Mme [X] [H], partie civile, a formé un pourvoi contre l'arrêt de la chambre de l'instruction de la cour d'appel de Nîmes, en date du 28 septembre 2021, qui a, notamment, déclaré M. [W] [M] pénalement irresponsable des faits d'assassinats, et a prononcé sur les intérêts civils.

LA COUR,

Faits et procédure

1. Il résulte de l'arrêt attaqué et des pièces de la procédure ce qui suit.

2. M. [W] [M] a été mis en examen pour assassinats.

3. Par ordonnance du 3 mai 2021, le juge d'instruction a saisi la chambre de l'instruction d'une ordonnance de transmission de pièces, en application des dispositions de l'article 706-120 du code de procédure pénale.

Examen des moyens

Sur le second moyen

4. Il n'est pas de nature à permettre l'admission du pourvoi au sens de l'article 567-1-1 du code de procédure pénale.

Sur le premier moyen

Enoncé du moyen

5. Le moyen critique l'arrêt attaqué en ce qu'il a statué sans mentionner que M. [M], mis en examen, avait été informé de son droit de garder le silence, alors « que la personne qui comparaît devant la chambre de l'instruction, saisie d'une ordonnance de transmission de pièces pour cause de trouble mental, doit être informée de son droit, au cours des débats, de faire des déclarations, de répondre aux questions qui lui sont posées ou de se taire ; qu'il résulte de l'arrêt attaqué que monsieur [M] a comparu (p. 1), a été entendu en ses explications (p. 3) et a eu la parole en dernier (p. 4), mais qu'il n'en résulte pas que le président l'a informé de son droit de se taire ; qu'en omettant d'informer la personne mise en examen, dès l'ouverture des débats, de son droit de garder le silence, la chambre de l'instruction a violé l'article 6 de la Convention de sauvegarde des droits de l'homme et des libertés fondamentales. »

Réponse de la Cour

6. Aux termes de l'article 600 du code de procédure pénale, nul ne peut, en aucun cas, se prévaloir contre la partie poursuivie de la violation ou omission des règles établies pour assurer la défense de celle-ci.

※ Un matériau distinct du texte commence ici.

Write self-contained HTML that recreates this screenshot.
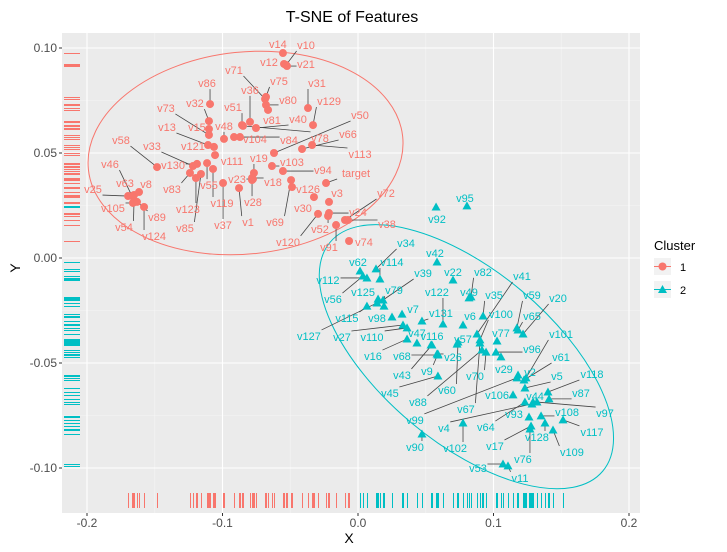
<!DOCTYPE html>
<html><head><meta charset="utf-8"><style>
body{margin:0;background:#fff;font-family:"Liberation Sans",Arial,sans-serif}
svg{display:block}
</style></head><body>
<svg id="chart" width="727" height="552" xmlns="http://www.w3.org/2000/svg">
<text x="352" y="22" text-anchor="middle" font-size="16" fill="#000">T-SNE of Features</text>
<text x="349" y="543" text-anchor="middle" font-size="14" fill="#000">X</text>
<text x="20" y="268" text-anchor="middle" font-size="14" fill="#000" transform="rotate(-90 20 268)">Y</text>
<g>
<text x="654" y="250" font-size="13" fill="#000">Cluster</text>
<rect x="654" y="258" width="17" height="17" fill="#F2F2F2"/>
<line x1="654" y1="266.5" x2="671" y2="266.5" stroke="#F8766D"/>
<circle cx="662.5" cy="266.5" r="4" fill="#F8766D"/>
<text x="680" y="271" font-size="11" fill="#000">1</text>
<rect x="654" y="281" width="17" height="17" fill="#F2F2F2"/>
<line x1="654" y1="289.5" x2="671" y2="289.5" stroke="#00BFC4"/>
<path d="M662.5 285 L667 293 L658 293 Z" fill="#00BFC4"/>
<text x="680" y="294" font-size="11" fill="#000">2</text>
</g>
</svg>
<script>
const xTicks=[-0.2,-0.1,0.0,0.1,0.2];
const xTickLabels=["-0.2","-0.1","0.0","0.1","0.2"];
const yTicks=[0.10,0.05,0.00,-0.05,-0.10];
const yTickLabels=["0.10","0.05","0.00","-0.05","-0.10"];
const names1=["v86","v32","v73","v15","v13","v48","v51","v36","v71","v75","v80","v81","v104","v121","v111","v130","v33","v58","v83","v123","v85","v55","v119","v37","v23","v1","v28","v19","v18","v46","v63","v8","v25","v105","v54","v89","v124","v14","v10","v12","v21","v31","v129","v40","v50","v66","v78","v84","v113","v103","v94","target","v126","v69","v3","v30","v120","v24","v52","v72","v38","v91","v74"];
const x1=[-0.1092,-0.1100,-0.1100,-0.1100,-0.1107,-0.0989,-0.0856,-0.0797,-0.0686,-0.0679,-0.0679,-0.0664,-0.0871,-0.1063,-0.1055,-0.1188,-0.1218,-0.1483,-0.1240,-0.1196,-0.1159,-0.1114,-0.1070,-0.0996,-0.0775,-0.0878,-0.0782,-0.0768,-0.0782,-0.1668,-0.1653,-0.1616,-0.1697,-0.1661,-0.1653,-0.1631,-0.1579,-0.0554,-0.0531,-0.0546,-0.0524,-0.0369,-0.0332,-0.0753,-0.0620,-0.0413,-0.0849,-0.0915,-0.0339,-0.0635,-0.0554,-0.0236,-0.0487,-0.0494,-0.0214,-0.0325,-0.0295,-0.0214,-0.0221,-0.0096,-0.0074,-0.0162,-0.0066];
const y1=[0.0733,0.0652,0.0586,0.0614,0.0538,0.0567,0.0633,0.0648,0.0757,0.0767,0.0729,0.0705,0.0576,0.0529,0.0490,0.0448,0.0438,0.0433,0.0405,0.0381,0.0400,0.0452,0.0424,0.0357,0.0376,0.0333,0.0371,0.0405,0.0381,0.0295,0.0300,0.0314,0.0295,0.0262,0.0267,0.0267,0.0243,0.0976,0.0919,0.0924,0.0914,0.0714,0.0633,0.0619,0.0500,0.0519,0.0629,0.0576,0.0538,0.0438,0.0414,0.0357,0.0338,0.0371,0.0267,0.0290,0.0210,0.0214,0.0200,0.0181,0.0181,0.0157,0.0081];
// label offsets in px (layout only)
const lab1=[[-3,-21],[-14,-18],[-43,-27],[-12,-2],[-41,-18],[0,-13],[-9,-18],[0,-32],[-31,-29],[13,-16],[22,-5],[4,10],[15,2],[-21,-1],[17,6],[-24,1],[-41,-20],[-36,-27],[-18,16],[-8,31],[-16,54],[2,22],[9,34],[0,42],[-16,0],[9,34],[1,22],[5,-15],[21,4],[-22,-32],[-9,-12],[7,-8],[-35,-7],[-20,5],[-10,25],[20,15],[10,29],[-5,-9],[20,-20],[-15,-2],[19,-2],[9,-25],[16,-24],[42,-9],[86,-38],[46,-15],[77,12],[55,3],[48,9],[20,-4],[40,-1],[30,-10],[16,2],[-16,42],[8,-9],[-11,11],[-30,28],[29,-1],[-8,13],[41,-27],[39,4],[-7,22],[15,1]];
const names2=["v95","v92","v34","v42","v62","v114","v112","v56","v39","v22","v82","v125","v79","v115","v127","v98","v27","v7","v110","v122","v131","v47","v116","v16","v68","v49","v6","v57","v26","v41","v35","v100","v59","v20","v65","v77","v96","v29","v70","v101","v61","v2","v5","v118","v87","v97","v44","v106","v93","v108","v117","v128","v109","v17","v76","v64","v53","v11","v102","v4","v90","v99","v67","v88","v60","v45","v9","v43"];
const x2=[0.0804,0.0576,0.0133,0.0583,0.0015,0.0162,0.0066,0.0037,0.0185,0.0701,0.0834,0.0148,0.0192,0.0066,0.0140,0.0251,0.0332,0.0325,0.0362,0.0627,0.0472,0.0435,0.0539,0.0362,0.0590,0.0819,0.0775,0.0731,0.0583,0.0878,0.0923,0.0900,0.1173,0.1218,0.1181,0.1026,0.1018,0.1055,0.0945,0.1240,0.1225,0.1181,0.1232,0.1402,0.1410,0.1321,0.1292,0.1144,0.1262,0.1351,0.1513,0.1380,0.1439,0.1277,0.1269,0.1232,0.1070,0.1107,0.0775,0.1284,0.0472,0.1173,0.0900,0.0915,0.0738,0.0590,0.0590,0.0546];
const y2=[0.0248,0.0243,-0.0052,-0.0019,-0.0062,-0.0100,-0.0095,-0.0086,-0.0200,-0.0105,-0.0185,-0.0195,-0.0229,-0.0229,-0.0214,-0.0281,-0.0319,-0.0267,-0.0333,-0.0314,-0.0300,-0.0405,-0.0414,-0.0386,-0.0462,-0.0190,-0.0319,-0.0410,-0.0457,-0.0362,-0.0276,-0.0390,-0.0333,-0.0362,-0.0343,-0.0395,-0.0448,-0.0471,-0.0448,-0.0571,-0.0581,-0.0557,-0.0619,-0.0638,-0.0671,-0.0686,-0.0686,-0.0652,-0.0757,-0.0752,-0.0771,-0.0786,-0.0819,-0.0800,-0.0814,-0.0686,-0.0981,-0.0990,-0.0786,-0.0695,-0.0838,-0.0571,-0.0405,-0.0438,-0.0400,-0.0562,-0.0457,-0.0414];
const lab2=[[-2,-8],[1,12],[30,-26],[-2,-9],[-2,-9],[12,-17],[-39,2],[-30,23],[40,-27],[0,-8],[12,-25],[-15,-7],[10,-16],[-20,12],[-68,33],[-15,1],[-61,12],[11,-5],[-35,9],[-6,-32],[19,-8],[0,-10],[1,-9],[-34,17],[-36,1],[0,-6],[7,-9],[6,-5],[16,3],[45,-58],[11,-21],[21,-26],[15,-33],[35,-36],[14,-14],[4,-8],[36,-3],[3,12],[-11,24],[35,-44],[37,-23],[12,-3],[32,-12],[44,-18],[32,-6],[68,11],[2,-6],[-16,0],[-15,-3],[26,-4],[29,12],[-8,14],[19,22],[-36,20],[-7,30],[-39,25],[-25,4],[12,12],[-8,25],[-88,24],[-7,13],[-102,42],[-14,66],[-64,52],[-11,48],[-48,17],[-11,17],[-30,30]];

const svg=document.getElementById('chart');
const NS='http://www.w3.org/2000/svg';
const L=62,R=640,T=33,B=513;
function sx(v){return 358+v*1355;}
function sy(v){return 258-v*2100;}
function mk(tag,attrs,parent){const e=document.createElementNS(NS,tag);for(const k in attrs)e.setAttribute(k,attrs[k]);(parent||svg).appendChild(e);return e;}
const firstChild=svg.firstChild;
const plot=document.createElementNS(NS,'g');


svg.insertBefore(plot,firstChild);
const bg=mk('rect',{x:L,y:T,width:R-L,height:B-T,fill:'#EBEBEB'},plot);


for(let i=0;i<xTicks.length-1;i++){const v=(xTicks[i]+xTicks[i+1])/2;const g=mk('line',{x1:sx(v),x2:sx(v),y1:T,y2:B,stroke:'#F5F5F5','stroke-width':0.6},plot);}
for(let i=0;i<yTicks.length-1;i++){const v=(yTicks[i]+yTicks[i+1])/2;const g=mk('line',{y1:sy(v),y2:sy(v),x1:L,x2:R,stroke:'#F5F5F5','stroke-width':0.6},plot);}
xTicks.forEach((v,i)=>{
 const g=mk('line',{x1:sx(v),x2:sx(v),y1:T,y2:B,stroke:'#fff','stroke-width':1.1},plot);
 
 
 const tk=mk('line',{x1:sx(v),x2:sx(v),y1:B,y2:B+3,stroke:'#333'});
 
 
 const t=mk('text',{x:sx(v),y:B+14,'text-anchor':'middle','font-size':12,fill:'#4D4D4D'});t.textContent=xTickLabels[i];
 
 
});
yTicks.forEach((v,i)=>{
 const g=mk('line',{y1:sy(v),y2:sy(v),x1:L,x2:R,stroke:'#fff','stroke-width':1.1},plot);
 
 
 const tk=mk('line',{y1:sy(v),y2:sy(v),x1:L-3,x2:L,stroke:'#333'});
 
 
 const t=mk('text',{x:L-5,y:sy(v)+4,'text-anchor':'end','font-size':12,fill:'#4D4D4D'});t.textContent=yTickLabels[i];
 
 
});
const ell=[{cx:-0.083,cy:0.050,rx:158,ry:101,a:-6,c:'#F8766D'},{cx:0.080,cy:-0.047,rx:178,ry:86,a:40,c:'#00BFC4'}];
ell.forEach((e,i)=>{const el=mk('ellipse',{cx:sx(e.cx),cy:sy(e.cy),rx:e.rx,ry:e.ry,fill:'none',stroke:e.c,'stroke-width':1,transform:`rotate(${e.a} ${sx(e.cx)} ${sy(e.cy)})`},plot);
 
 });
function rug(xs,ys,c,k){
 xs.forEach(v=>{const r=mk('line',{x1:Math.round(sx(v))+0.5,x2:Math.round(sx(v))+0.5,y1:B-20,y2:B-5,stroke:c,'stroke-width':1,'shape-rendering':'crispEdges'},plot);});
 ys.forEach(v=>{const r=mk('line',{y1:Math.round(sy(v))+0.5,y2:Math.round(sy(v))+0.5,x1:L+2,x2:L+18,stroke:c,'stroke-width':1,'shape-rendering':'crispEdges'},plot);});
}
rug(x1,y1,'#F8766D',1);rug(x2,y2,'#00BFC4',2);
function series(names,xs,ys,labs,c,shape,k){
 const segs=[],pts=[],txt=[];
 names.forEach((n,i)=>{
  const px=sx(xs[i]),py=sy(ys[i]);
  const lx=px+labs[i][0],ly=py+labs[i][1];
  const w=n.length*6.3,h=12;
  const bx=Math.max(lx-w/2,Math.min(px,lx+w/2)),by=Math.max(ly-h/2,Math.min(py,ly+h/2));
  if(Math.hypot(bx-px,by-py)>6){segs.push([px,py,bx,by]);}
  pts.push([px,py]);txt.push([lx,ly,n]);
 });
 segs.forEach(s=>{const l=mk('line',{x1:s[0],y1:s[1],x2:s[2],y2:s[3],stroke:'#444','stroke-width':0.8},plot);});
 pts.forEach(p=>{let e;
  if(shape==='c'){e=mk('circle',{cx:p[0],cy:p[1],r:4,fill:c},plot);}
  else{e=mk('path',{d:`M${p[0]} ${p[1]-4.5} L${p[0]+4.5} ${p[1]+3.5} L${p[0]-4.5} ${p[1]+3.5} Z`,fill:c},plot);}
  
  });
 txt.forEach(t=>{const e=mk('text',{x:t[0],y:t[1]+4,'text-anchor':'middle','font-size':11,fill:c},plot);e.textContent=t[2];
  
  });
}
series(names1,x1,y1,lab1,'#F8766D','c',1);
series(names2,x2,y2,lab2,'#00BFC4','t',2);
</script>
</body></html>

7. Les dispositions de l'article 6, §§ 1 et 3, de la Convention européenne des droits de l'homme, dont il se déduit le droit de garder le silence et de ne pas contribuer à sa propre incrimination, ont pour objet la protection de l'accusé, au sens de cet article.

8. Il en résulte que la partie civile est sans qualité pour se prévaloir du défaut de notification à la personne qui comparaît devant la chambre de l'instruction, saisie d'une ordonnance de transmission de pièces pour cause de trouble mental, de son droit, au cours des débats, de faire des déclarations, de répondre aux questions qui lui sont posées ou de se taire.

9. Ainsi, le moyen est irrecevable.

10. Par ailleurs l'arrêt est régulier en la forme.

PAR CES MOTIFS, la Cour :

REJETTE le pourvoi.

Arrêt rendu en formation restreinte hors RNSM.

- Président : M. Bonnal - Rapporteur : Mme Leprieur - Avocat général : M. Valat - Avocat(s) : SARL Matuchansky, Poupot et Valdelièvre -

Textes visés :

Article 6, §§ 1 et 3, de la Convention de sauvegarde des droits de l'homme et des libertés fondamentales ; article 600 du code de procédure pénale.